Lisa Angelos, Weldon's sister, said she is still hoping President Barack Obama commutes her brother's sentence this year, but if that doesn't happen, she sees this legislation as a possible Plan B.

"That is just amazing," she said. "Mike Lee is truly a wonderful person. It will help so many people, not just Weldon."

Lee said Angelos wasn't a drug kingpin and he was not violent. He said minimum mandatories in this case "produced a pretty excessive sentence under any objective standard. It is just really out of control."

The Utah senator said he wanted to cut non-violent minimum mandatories in half. He introduced such a bill with Sen. Dick Durbin, D-Ill., two years ago. But Senate Judiciary Chairman Chuck Grassley refused to go that far.

Through months of negotiations, a team of senators including Lee crafted a bill that cuts five years off of the most stringent minimum mandatories and gives judges more leeway on cases involving non-violent drug dealers and users.

"It still accomplishes a great deal of what we set out to accomplish," Lee said. "It just does so in a different way."

Life sentences under a "three-strikes" law would drop to 25 years, while 20-year mandatory sentences would decline to 15 years and judges would have more discretion on cases that fall below 10-year sentences.

"This is the biggest criminal justice reform in a generation," Grassley said Thursday. "It is a product of a very thoughtful bipartisan deliberation."

The bill offers new programs that would allow some federal inmates to reduce their sentences for good behavior and training programs that should ease their transition when they are released.

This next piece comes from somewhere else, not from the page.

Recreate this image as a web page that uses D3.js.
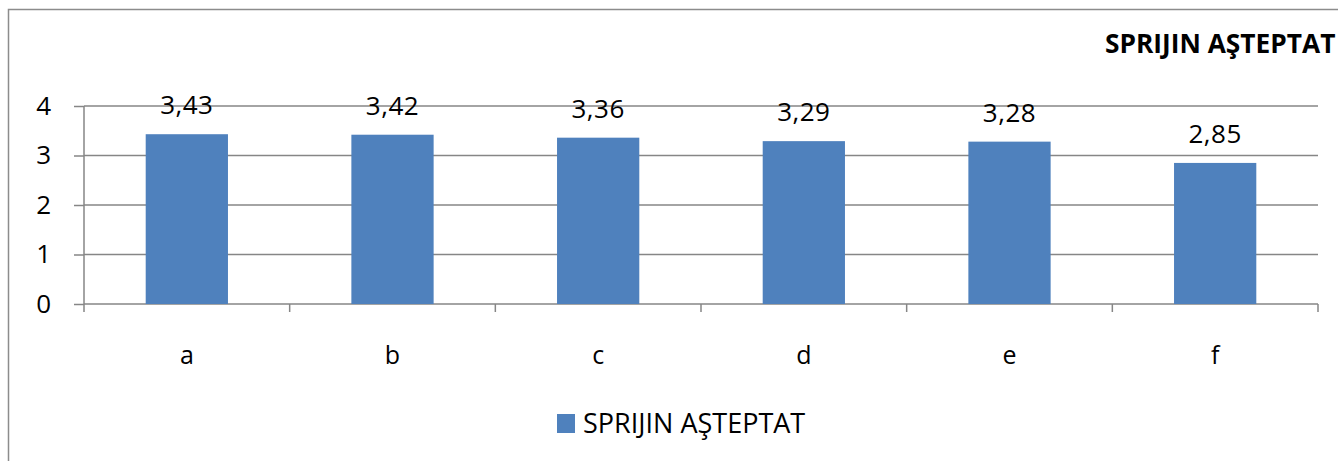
<!DOCTYPE html>
<html>
<head>
<meta charset="utf-8">
<script src="https://cdn.jsdelivr.net/npm/d3@7"></script>
<style>
  html, body { margin: 0; padding: 0; background: #fff; overflow: hidden; }
  svg { display: block; font-family: "Open Sans", sans-serif; }
</style>
</head>
<body>
<svg id="chart" width="1338" height="461"></svg>
<script>
const categories = ["a", "b", "c", "d", "e", "f"];
const values = [3.43, 3.42, 3.36, 3.29, 3.28, 2.85];
const yTicks = [0, 1, 2, 3, 4];
const seriesName = "SPRIJIN AŞTEPTAT";

(function () {
const svg = d3.select("#chart");
const pLeft = 84, pRight = 1318, pTop = 106, pBottom = 304;

// outer border
svg.append("rect")
  .attr("x", 8.5).attr("y", 9.5)
  .attr("width", 1400).attr("height", 500)
  .attr("fill", "none").attr("stroke", "#8c8c8c").attr("stroke-width", 1.5);

const x = d3.scaleBand().domain(categories).range([pLeft, pRight]).paddingInner(0.6).paddingOuter(0.3);
const xb = d3.scaleBand().domain(categories).range([pLeft, pRight]);
const y = d3.scaleLinear().domain([0, 4]).range([pBottom, pTop]);

// gridlines
svg.append("g").selectAll("line").data(yTicks).join("line")
  .attr("x1", pLeft).attr("x2", pRight)
  .attr("y1", d => y(d)).attr("y2", d => y(d))
  .attr("stroke", "#868686").attr("stroke-width", 1.5);

// y axis
const yAxis = d3.axisLeft(y).tickValues(yTicks).tickSize(10).tickPadding(23).tickFormat(d3.format("d"));
const gy = svg.append("g").attr("transform", `translate(${pLeft},0)`).call(yAxis);
gy.select(".domain").attr("stroke", "#868686").attr("stroke-width", 1.5).attr("d", `M0,${pTop}V${pBottom}`);
gy.selectAll(".tick line").attr("stroke", "#868686").attr("stroke-width", 1.5);
gy.selectAll(".tick text").attr("font-size", 26).attr("fill", "#000").attr("font-family", "Open Sans");

// bars
svg.append("g").selectAll("rect").data(values).join("rect")
  .attr("x", (d, i) => x(categories[i]))
  .attr("width", x.bandwidth())
  .attr("y", d => y(d))
  .attr("height", d => y(0) - y(d))
  .attr("fill", "#4f81bd");

// x axis
const xAxis = d3.axisBottom(xb).tickSize(0).tickPadding(42);
const gx = svg.append("g").attr("transform", `translate(0,${pBottom})`).call(xAxis);
gx.select(".domain").remove();
gx.selectAll(".tick text").attr("font-size", 25).attr("fill", "#000").attr("font-family", "Open Sans");
// category boundary ticks
const bounds = categories.map(c => xb(c)).concat([pRight]);
svg.append("g").selectAll("line").data(bounds).join("line")
  .attr("x1", d => d).attr("x2", d => d)
  .attr("y1", pBottom).attr("y2", pBottom + 8)
  .attr("stroke", "#868686").attr("stroke-width", 1.5);

// value labels
svg.append("g").selectAll("text").data(values).join("text")
  .attr("x", (d, i) => x(categories[i]) + x.bandwidth() / 2)
  .attr("y", d => y(d) - 20)
  .attr("text-anchor", "middle")
  .attr("font-size", 26)
  .attr("letter-spacing", 0.5)
  .attr("fill", "#000")
  .text(d => d3.format(".2f")(d).replace(".", ","));

// title
svg.append("text")
  .attr("x", 1105).attr("y", 53)
  .attr("font-size", 26.3).attr("font-weight", "bold").attr("fill", "#000")
  .text(seriesName);

// legend
const lg = svg.append("g");
lg.append("rect").attr("x", 557).attr("y", 414).attr("width", 18).attr("height", 19).attr("fill", "#4f81bd");
lg.append("text").attr("x", 583).attr("y", 433).attr("font-size", 27).attr("fill", "#000").text(seriesName);
})();
</script>
</body>
</html>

The legislation also would restrict the use of solitary confinement for juveniles and would allow inmates convicted for using or selling crack to get a reduction in sentences to match those convicted of using or selling cocaine.

In a nod to Grassley, the legislation would allow state-level crimes to count against a convict as part of minimum mandatories and it boost the sentences for terrorism crimes.

This bill would only affect inmates in the federal system, which makes up about 10 percent of those incarcerated nationwide.

Durbin, the assistant minority leader, thanked Lee, calling them "a political odd couple" and Lee returned the favor, saying, "I'm especially grateful for Senator Durbin, my ally on this from the beginning."

Throughout the news conference that included four Democrats and four Republicans, senators noted that this is how Congress should work — people with different ideas compromising to create a bill that would help the nation.

And yet, while Durbin said he believes their compromise can win Senate approval, he was unsure of its prospects in the Republican House. Lee is optimistic, noting that criminal justice reform isn't partisan. It is popular in tea party circles and backed by Obama.

Similar, state-level bills have swept the nation, with Utah being the 30th state to pass a law meant to ease penalties for drug crimes and boost treatment.

Utah's law went into effect Thursday. Similar to the federal bill, Utah's law requires state inmates to go through a risk assessment that shuttles some into treatment and education programs.

The conservative embrace of criminal justice reform has often been tied to efforts to reduce the spending on corrections. And Lee clearly supports that, saying: "We can make our criminal justice efforts, our law enforcement efforts, more effective and efficient when we don't lock people up for more time than is necessary."

But Lee said he's focused on "the human costs" of locking up offenders for decades, saying that unnecessarily long sentences hurt families.